[What you should do]
Give a verbatim copy of the lines below, minus the pictures.

::::::::::

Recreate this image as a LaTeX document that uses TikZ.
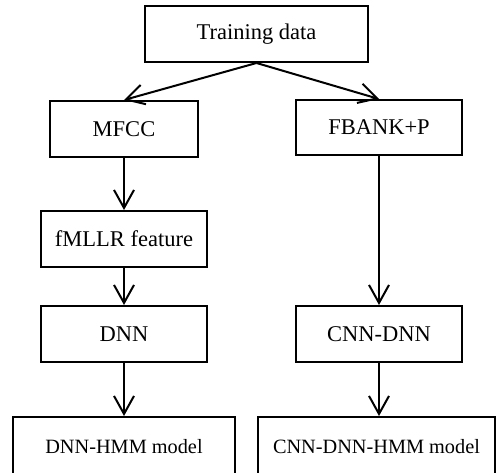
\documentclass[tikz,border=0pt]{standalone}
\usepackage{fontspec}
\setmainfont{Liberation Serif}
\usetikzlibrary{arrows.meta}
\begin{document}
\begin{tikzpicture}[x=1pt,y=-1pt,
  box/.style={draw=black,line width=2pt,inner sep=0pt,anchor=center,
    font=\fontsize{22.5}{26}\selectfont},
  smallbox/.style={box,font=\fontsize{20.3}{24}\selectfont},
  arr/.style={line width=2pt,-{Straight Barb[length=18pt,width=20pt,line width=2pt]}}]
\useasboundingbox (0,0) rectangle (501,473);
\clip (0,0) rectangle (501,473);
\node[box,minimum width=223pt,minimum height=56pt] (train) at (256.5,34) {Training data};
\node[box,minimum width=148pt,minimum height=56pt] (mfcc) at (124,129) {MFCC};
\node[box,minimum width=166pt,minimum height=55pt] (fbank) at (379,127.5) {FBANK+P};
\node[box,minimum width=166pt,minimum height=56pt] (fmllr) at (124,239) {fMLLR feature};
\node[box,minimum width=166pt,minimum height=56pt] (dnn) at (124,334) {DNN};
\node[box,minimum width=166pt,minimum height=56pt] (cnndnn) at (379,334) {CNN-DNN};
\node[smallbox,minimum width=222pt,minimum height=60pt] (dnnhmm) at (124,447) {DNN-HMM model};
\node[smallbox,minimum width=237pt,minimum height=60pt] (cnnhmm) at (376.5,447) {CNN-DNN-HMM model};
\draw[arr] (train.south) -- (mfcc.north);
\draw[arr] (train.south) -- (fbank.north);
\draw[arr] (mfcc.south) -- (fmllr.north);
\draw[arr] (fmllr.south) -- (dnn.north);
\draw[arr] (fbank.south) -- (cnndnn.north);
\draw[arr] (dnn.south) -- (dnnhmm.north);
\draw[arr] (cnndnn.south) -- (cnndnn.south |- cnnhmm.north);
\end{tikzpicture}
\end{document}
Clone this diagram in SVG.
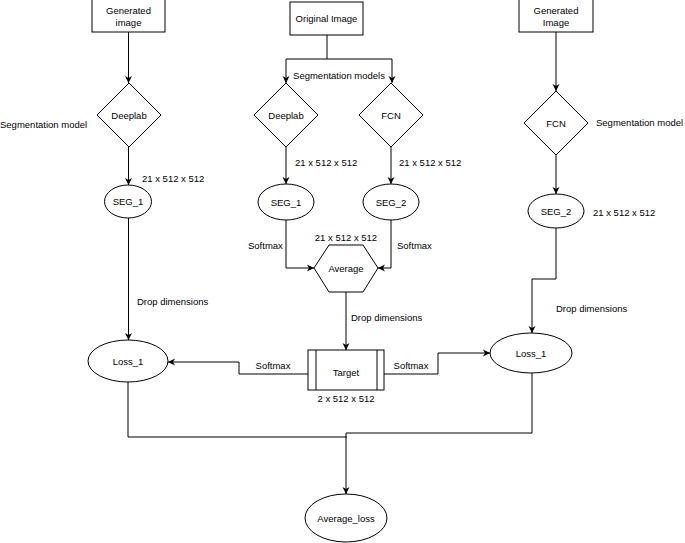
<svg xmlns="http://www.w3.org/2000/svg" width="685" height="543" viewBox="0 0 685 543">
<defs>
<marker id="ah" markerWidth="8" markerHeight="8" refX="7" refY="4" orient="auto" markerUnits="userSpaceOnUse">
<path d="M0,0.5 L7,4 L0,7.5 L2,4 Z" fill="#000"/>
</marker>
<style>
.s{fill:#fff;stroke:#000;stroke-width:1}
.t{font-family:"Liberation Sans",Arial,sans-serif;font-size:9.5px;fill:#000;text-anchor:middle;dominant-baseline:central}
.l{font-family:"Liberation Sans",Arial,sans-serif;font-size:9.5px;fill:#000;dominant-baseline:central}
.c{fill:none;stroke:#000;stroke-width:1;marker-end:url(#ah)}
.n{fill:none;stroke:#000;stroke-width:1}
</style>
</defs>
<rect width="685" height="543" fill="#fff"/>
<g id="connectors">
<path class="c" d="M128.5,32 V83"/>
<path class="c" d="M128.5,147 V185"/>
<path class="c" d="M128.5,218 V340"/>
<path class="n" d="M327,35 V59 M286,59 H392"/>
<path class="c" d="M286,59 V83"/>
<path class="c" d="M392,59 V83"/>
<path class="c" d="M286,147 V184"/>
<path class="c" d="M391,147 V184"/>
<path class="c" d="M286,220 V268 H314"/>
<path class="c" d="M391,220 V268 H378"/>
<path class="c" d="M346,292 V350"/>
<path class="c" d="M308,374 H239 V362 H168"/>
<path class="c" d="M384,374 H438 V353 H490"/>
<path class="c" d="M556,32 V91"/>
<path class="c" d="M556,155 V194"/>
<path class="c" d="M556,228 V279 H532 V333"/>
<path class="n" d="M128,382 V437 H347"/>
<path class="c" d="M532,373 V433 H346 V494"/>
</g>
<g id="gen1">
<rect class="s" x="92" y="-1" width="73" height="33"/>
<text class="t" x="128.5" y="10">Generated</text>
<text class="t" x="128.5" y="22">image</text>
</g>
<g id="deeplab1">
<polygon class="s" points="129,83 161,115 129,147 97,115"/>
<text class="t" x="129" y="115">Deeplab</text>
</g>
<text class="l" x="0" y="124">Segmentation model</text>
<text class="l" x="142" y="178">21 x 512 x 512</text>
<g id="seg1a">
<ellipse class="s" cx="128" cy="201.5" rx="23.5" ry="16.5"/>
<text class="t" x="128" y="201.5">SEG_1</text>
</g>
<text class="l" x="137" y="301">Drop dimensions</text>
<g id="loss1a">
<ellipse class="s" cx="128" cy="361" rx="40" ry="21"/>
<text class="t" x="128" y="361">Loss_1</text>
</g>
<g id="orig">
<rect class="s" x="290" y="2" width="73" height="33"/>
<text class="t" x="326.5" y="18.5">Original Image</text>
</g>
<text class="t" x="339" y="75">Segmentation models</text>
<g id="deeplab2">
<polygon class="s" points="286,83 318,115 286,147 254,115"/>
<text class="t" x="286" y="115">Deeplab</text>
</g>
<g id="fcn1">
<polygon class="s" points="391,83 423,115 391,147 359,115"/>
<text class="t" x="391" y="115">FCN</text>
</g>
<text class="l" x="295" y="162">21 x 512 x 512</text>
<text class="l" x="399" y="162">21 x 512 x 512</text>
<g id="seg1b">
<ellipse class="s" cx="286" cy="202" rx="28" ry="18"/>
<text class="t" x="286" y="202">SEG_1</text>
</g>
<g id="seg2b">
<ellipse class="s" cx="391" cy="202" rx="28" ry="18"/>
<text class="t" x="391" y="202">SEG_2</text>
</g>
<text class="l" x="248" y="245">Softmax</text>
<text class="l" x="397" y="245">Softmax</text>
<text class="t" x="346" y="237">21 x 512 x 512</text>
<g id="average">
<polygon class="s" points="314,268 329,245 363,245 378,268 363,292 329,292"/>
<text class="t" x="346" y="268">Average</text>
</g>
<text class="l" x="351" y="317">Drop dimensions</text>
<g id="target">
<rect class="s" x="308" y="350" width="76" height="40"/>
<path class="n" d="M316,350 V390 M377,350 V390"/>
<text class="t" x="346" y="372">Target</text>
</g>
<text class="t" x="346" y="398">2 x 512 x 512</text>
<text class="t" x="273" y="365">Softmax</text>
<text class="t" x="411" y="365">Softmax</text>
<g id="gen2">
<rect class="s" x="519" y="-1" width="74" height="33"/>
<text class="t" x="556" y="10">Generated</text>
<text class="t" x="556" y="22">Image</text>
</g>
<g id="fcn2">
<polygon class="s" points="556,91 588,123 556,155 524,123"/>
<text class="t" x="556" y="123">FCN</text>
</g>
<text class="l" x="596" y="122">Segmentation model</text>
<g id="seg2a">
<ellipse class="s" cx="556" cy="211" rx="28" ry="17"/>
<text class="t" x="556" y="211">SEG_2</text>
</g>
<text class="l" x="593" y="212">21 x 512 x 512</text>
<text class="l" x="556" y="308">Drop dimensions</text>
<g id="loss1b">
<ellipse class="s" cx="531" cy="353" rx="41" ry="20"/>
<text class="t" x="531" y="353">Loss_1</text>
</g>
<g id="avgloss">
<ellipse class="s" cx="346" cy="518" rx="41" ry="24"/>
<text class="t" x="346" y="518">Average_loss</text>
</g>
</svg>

::::::::::

[Exercise output]
Recreate this image as a LaTeX document that uses TikZ.
\documentclass[tikz,border=0pt]{standalone}
\usepackage{fontspec}
\setmainfont{Liberation Serif}
\usetikzlibrary{arrows.meta}
\begin{document}
\begin{tikzpicture}[x=1pt,y=-1pt,
  box/.style={draw=black,line width=2pt,inner sep=0pt,anchor=center,
    font=\fontsize{22.5}{26}\selectfont},
  smallbox/.style={box,font=\fontsize{20.3}{24}\selectfont},
  arr/.style={line width=2pt,-{Straight Barb[length=18pt,width=20pt,line width=2pt]}}]
\useasboundingbox (0,0) rectangle (501,473);
\clip (0,0) rectangle (501,473);
\node[box,minimum width=223pt,minimum height=56pt] (train) at (256.5,34) {Training data};
\node[box,minimum width=148pt,minimum height=56pt] (mfcc) at (124,129) {MFCC};
\node[box,minimum width=166pt,minimum height=55pt] (fbank) at (379,127.5) {FBANK+P};
\node[box,minimum width=166pt,minimum height=56pt] (fmllr) at (124,239) {fMLLR feature};
\node[box,minimum width=166pt,minimum height=56pt] (dnn) at (124,334) {DNN};
\node[box,minimum width=166pt,minimum height=56pt] (cnndnn) at (379,334) {CNN-DNN};
\node[smallbox,minimum width=222pt,minimum height=60pt] (dnnhmm) at (124,447) {DNN-HMM model};
\node[smallbox,minimum width=237pt,minimum height=60pt] (cnnhmm) at (376.5,447) {CNN-DNN-HMM model};
\draw[arr] (train.south) -- (mfcc.north);
\draw[arr] (train.south) -- (fbank.north);
\draw[arr] (mfcc.south) -- (fmllr.north);
\draw[arr] (fmllr.south) -- (dnn.north);
\draw[arr] (fbank.south) -- (cnndnn.north);
\draw[arr] (dnn.south) -- (dnnhmm.north);
\draw[arr] (cnndnn.south) -- (cnndnn.south |- cnnhmm.north);
\end{tikzpicture}
\end{document}
Clone this diagram in SVG.
<svg xmlns="http://www.w3.org/2000/svg" width="685" height="543" viewBox="0 0 685 543">
<defs>
<marker id="ah" markerWidth="8" markerHeight="8" refX="7" refY="4" orient="auto" markerUnits="userSpaceOnUse">
<path d="M0,0.5 L7,4 L0,7.5 L2,4 Z" fill="#000"/>
</marker>
<style>
.s{fill:#fff;stroke:#000;stroke-width:1}
.t{font-family:"Liberation Sans",Arial,sans-serif;font-size:9.5px;fill:#000;text-anchor:middle;dominant-baseline:central}
.l{font-family:"Liberation Sans",Arial,sans-serif;font-size:9.5px;fill:#000;dominant-baseline:central}
.c{fill:none;stroke:#000;stroke-width:1;marker-end:url(#ah)}
.n{fill:none;stroke:#000;stroke-width:1}
</style>
</defs>
<rect width="685" height="543" fill="#fff"/>
<g id="connectors">
<path class="c" d="M128.5,32 V83"/>
<path class="c" d="M128.5,147 V185"/>
<path class="c" d="M128.5,218 V340"/>
<path class="n" d="M327,35 V59 M286,59 H392"/>
<path class="c" d="M286,59 V83"/>
<path class="c" d="M392,59 V83"/>
<path class="c" d="M286,147 V184"/>
<path class="c" d="M391,147 V184"/>
<path class="c" d="M286,220 V268 H314"/>
<path class="c" d="M391,220 V268 H378"/>
<path class="c" d="M346,292 V350"/>
<path class="c" d="M308,374 H239 V362 H168"/>
<path class="c" d="M384,374 H438 V353 H490"/>
<path class="c" d="M556,32 V91"/>
<path class="c" d="M556,155 V194"/>
<path class="c" d="M556,228 V279 H532 V333"/>
<path class="n" d="M128,382 V437 H347"/>
<path class="c" d="M532,373 V433 H346 V494"/>
</g>
<g id="gen1">
<rect class="s" x="92" y="-1" width="73" height="33"/>
<text class="t" x="128.5" y="10">Generated</text>
<text class="t" x="128.5" y="22">image</text>
</g>
<g id="deeplab1">
<polygon class="s" points="129,83 161,115 129,147 97,115"/>
<text class="t" x="129" y="115">Deeplab</text>
</g>
<text class="l" x="0" y="124">Segmentation model</text>
<text class="l" x="142" y="178">21 x 512 x 512</text>
<g id="seg1a">
<ellipse class="s" cx="128" cy="201.5" rx="23.5" ry="16.5"/>
<text class="t" x="128" y="201.5">SEG_1</text>
</g>
<text class="l" x="137" y="301">Drop dimensions</text>
<g id="loss1a">
<ellipse class="s" cx="128" cy="361" rx="40" ry="21"/>
<text class="t" x="128" y="361">Loss_1</text>
</g>
<g id="orig">
<rect class="s" x="290" y="2" width="73" height="33"/>
<text class="t" x="326.5" y="18.5">Original Image</text>
</g>
<text class="t" x="339" y="75">Segmentation models</text>
<g id="deeplab2">
<polygon class="s" points="286,83 318,115 286,147 254,115"/>
<text class="t" x="286" y="115">Deeplab</text>
</g>
<g id="fcn1">
<polygon class="s" points="391,83 423,115 391,147 359,115"/>
<text class="t" x="391" y="115">FCN</text>
</g>
<text class="l" x="295" y="162">21 x 512 x 512</text>
<text class="l" x="399" y="162">21 x 512 x 512</text>
<g id="seg1b">
<ellipse class="s" cx="286" cy="202" rx="28" ry="18"/>
<text class="t" x="286" y="202">SEG_1</text>
</g>
<g id="seg2b">
<ellipse class="s" cx="391" cy="202" rx="28" ry="18"/>
<text class="t" x="391" y="202">SEG_2</text>
</g>
<text class="l" x="248" y="245">Softmax</text>
<text class="l" x="397" y="245">Softmax</text>
<text class="t" x="346" y="237">21 x 512 x 512</text>
<g id="average">
<polygon class="s" points="314,268 329,245 363,245 378,268 363,292 329,292"/>
<text class="t" x="346" y="268">Average</text>
</g>
<text class="l" x="351" y="317">Drop dimensions</text>
<g id="target">
<rect class="s" x="308" y="350" width="76" height="40"/>
<path class="n" d="M316,350 V390 M377,350 V390"/>
<text class="t" x="346" y="372">Target</text>
</g>
<text class="t" x="346" y="398">2 x 512 x 512</text>
<text class="t" x="273" y="365">Softmax</text>
<text class="t" x="411" y="365">Softmax</text>
<g id="gen2">
<rect class="s" x="519" y="-1" width="74" height="33"/>
<text class="t" x="556" y="10">Generated</text>
<text class="t" x="556" y="22">Image</text>
</g>
<g id="fcn2">
<polygon class="s" points="556,91 588,123 556,155 524,123"/>
<text class="t" x="556" y="123">FCN</text>
</g>
<text class="l" x="596" y="122">Segmentation model</text>
<g id="seg2a">
<ellipse class="s" cx="556" cy="211" rx="28" ry="17"/>
<text class="t" x="556" y="211">SEG_2</text>
</g>
<text class="l" x="593" y="212">21 x 512 x 512</text>
<text class="l" x="556" y="308">Drop dimensions</text>
<g id="loss1b">
<ellipse class="s" cx="531" cy="353" rx="41" ry="20"/>
<text class="t" x="531" y="353">Loss_1</text>
</g>
<g id="avgloss">
<ellipse class="s" cx="346" cy="518" rx="41" ry="24"/>
<text class="t" x="346" y="518">Average_loss</text>
</g>
</svg>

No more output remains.